* **Stated problem**: Write out the opening lines of the data word for word, up to and including the line with "snr = list(range(10, 31))", and leave every picture and every later line out.

* **Collected material**:
____

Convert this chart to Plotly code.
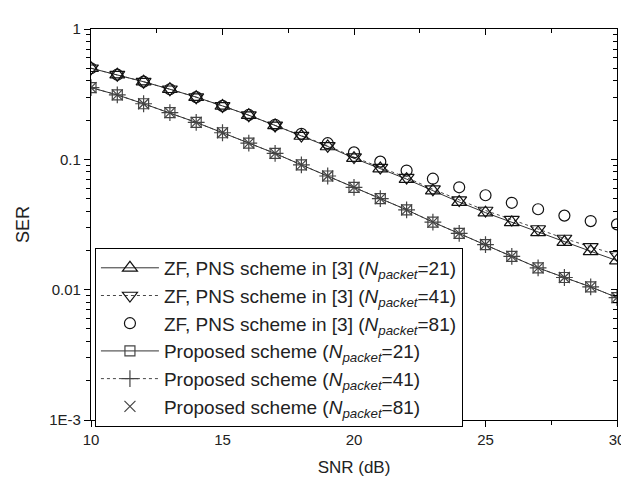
import plotly.graph_objects as go

snr = list(range(10, 31))

ser_zf_21 = [0.5, 0.446, 0.394, 0.345, 0.30, 0.257, 0.218, 0.182, 0.151, 0.1255, 0.102,
             0.085, 0.0705, 0.0575, 0.047, 0.039, 0.0328, 0.0275, 0.0232, 0.0197, 0.0167]
ser_zf_41 = [0.5, 0.446, 0.394, 0.345, 0.30, 0.257, 0.218, 0.182, 0.152, 0.127, 0.104,
             0.0865, 0.0725, 0.059, 0.0487, 0.0405, 0.0345, 0.0292, 0.0247, 0.0213, 0.0185]
ser_zf_81 = [0.5, 0.446, 0.394, 0.345, 0.30, 0.257, 0.219, 0.184, 0.157, 0.133, 0.113,
             0.096, 0.082, 0.071, 0.061, 0.053, 0.0464, 0.0414, 0.037, 0.0336, 0.0317]
ser_prop_21 = [0.355, 0.312, 0.267, 0.228, 0.192, 0.160, 0.133, 0.111, 0.0907, 0.0745, 0.061,
               0.050, 0.041, 0.033, 0.027, 0.0222, 0.0180, 0.0147, 0.0124, 0.0105, 0.0087]
ser_prop_41 = [0.355, 0.312, 0.267, 0.228, 0.192, 0.160, 0.133, 0.111, 0.0907, 0.0745, 0.061,
               0.050, 0.041, 0.033, 0.027, 0.0222, 0.0180, 0.0147, 0.0124, 0.0105, 0.0087]
ser_prop_81 = [0.355, 0.312, 0.267, 0.228, 0.192, 0.160, 0.133, 0.111, 0.0907, 0.0745, 0.061,
               0.050, 0.041, 0.033, 0.027, 0.0222, 0.0180, 0.0147, 0.0124, 0.0105, 0.0087]

x_ticks = [10, 15, 20, 25, 30]
y_tickvals = [0.001, 0.01, 0.1, 1]
y_ticktext = ["1E-3", "0.01", "0.1", "1"]
y_minor = [k * 10.0 ** e for e in (-3, -2, -1) for k in range(2, 10)]

NP = "(<i>N</i><sub><i>packet</i></sub>="
names = [
    "ZF, PNS scheme in [3] " + NP + "21)",
    "ZF, PNS scheme in [3] " + NP + "41)",
    "ZF, PNS scheme in [3] " + NP + "81)",
    "Proposed scheme " + NP + "21)",
    "Proposed scheme " + NP + "41)",
    "Proposed scheme " + NP + "81)",
]

FONT = "Liberation Sans, Arial, sans-serif"
fig = go.Figure()

def add(y, name, mode, symbol, size, color, dash="solid", lw=1.0):
    fig.add_trace(go.Scatter(
        x=snr, y=y, name=name, mode=mode,
        line=dict(color="#333333", width=lw, dash=dash),
        marker=dict(symbol=symbol, size=size, color=color,
                    line=dict(color=color, width=1.2)),
    ))

add(ser_zf_21, names[0], "lines+markers", "triangle-up-open", 13, "#111111")
add(ser_zf_41, names[1], "lines+markers", "triangle-down-open", 13, "#111111", dash="dot", lw=0.9)
add(ser_zf_81, names[2], "markers", "circle-open", 11, "#111111")
add(ser_prop_21, names[3], "lines+markers", "square-open", 10, "#444444")
add(ser_prop_41, names[4], "lines+markers", "cross-thin-open", 12, "#444444", dash="dot", lw=0.9)
add(ser_prop_81, names[5], "markers", "x-thin-open", 11, "#444444")

# invisible trace to carry the mirrored top/right axes
fig.add_trace(go.Scatter(x=snr, y=ser_prop_21, xaxis="x2", yaxis="y2", mode="markers",
                         marker=dict(opacity=0), showlegend=False, hoverinfo="skip"))

common_x = dict(range=[10, 30], showgrid=False, zeroline=False,
                linecolor="black", linewidth=1.2)
fig.update_layout(
    width=629, height=478,
    margin=dict(l=83, r=16, t=16, b=57),
    paper_bgcolor="white", plot_bgcolor="white",
    font=dict(family=FONT, color="#222222"),
    showlegend=True,
    xaxis=dict(**common_x, tickvals=x_ticks, ticks="outside", ticklen=6, tickwidth=1.2,
               tickcolor="black", tickfont=dict(size=15, family=FONT),
               minor=dict(dtick=2.5, ticks="outside", ticklen=4, tickwidth=1, tickcolor="black"),
               title=dict(text="SNR (dB)", font=dict(size=17, family=FONT), standoff=14)),
    xaxis2=dict(**common_x, overlaying="x", side="top", tickvals=x_ticks, ticks="inside",
                ticklen=6, tickwidth=1.2, tickcolor="black", showticklabels=False,
                minor=dict(dtick=2.5, ticks="inside", ticklen=4, tickwidth=1, tickcolor="black")),
    yaxis=dict(type="log", range=[-3, 0], showgrid=False, zeroline=False,
               linecolor="black", linewidth=1.2,
               tickvals=y_tickvals, ticktext=y_ticktext, ticks="outside", ticklen=6,
               tickwidth=1.2, tickcolor="black", tickfont=dict(size=15, family=FONT),
               minor=dict(tickvals=y_minor, ticks="outside", ticklen=4, tickwidth=1,
                          tickcolor="black", showgrid=False),
               title=dict(text="SER", font=dict(size=18, family=FONT), standoff=14)),
    yaxis2=dict(type="log", range=[-3, 0], overlaying="y", side="right", anchor="x",
                showgrid=False, zeroline=False, linecolor="black", linewidth=1.2,
                tickvals=y_tickvals, ticks="inside", ticklen=6, tickwidth=1.2,
                tickcolor="black", showticklabels=False,
                minor=dict(tickvals=y_minor, ticks="inside", ticklen=4, tickwidth=1,
                           tickcolor="black", showgrid=False)),
    legend=dict(x=0.0075, y=0.44, xanchor="left", yanchor="top",
                bgcolor="white", bordercolor="black", borderwidth=1,
                font=dict(size=19, family=FONT, color="#222222"),
                itemwidth=58, tracegroupgap=0),
)

fig.write_html("out.html")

____

* **Solution to the exercise**:
Convert this chart to Plotly code.
import plotly.graph_objects as go

snr = list(range(10, 31))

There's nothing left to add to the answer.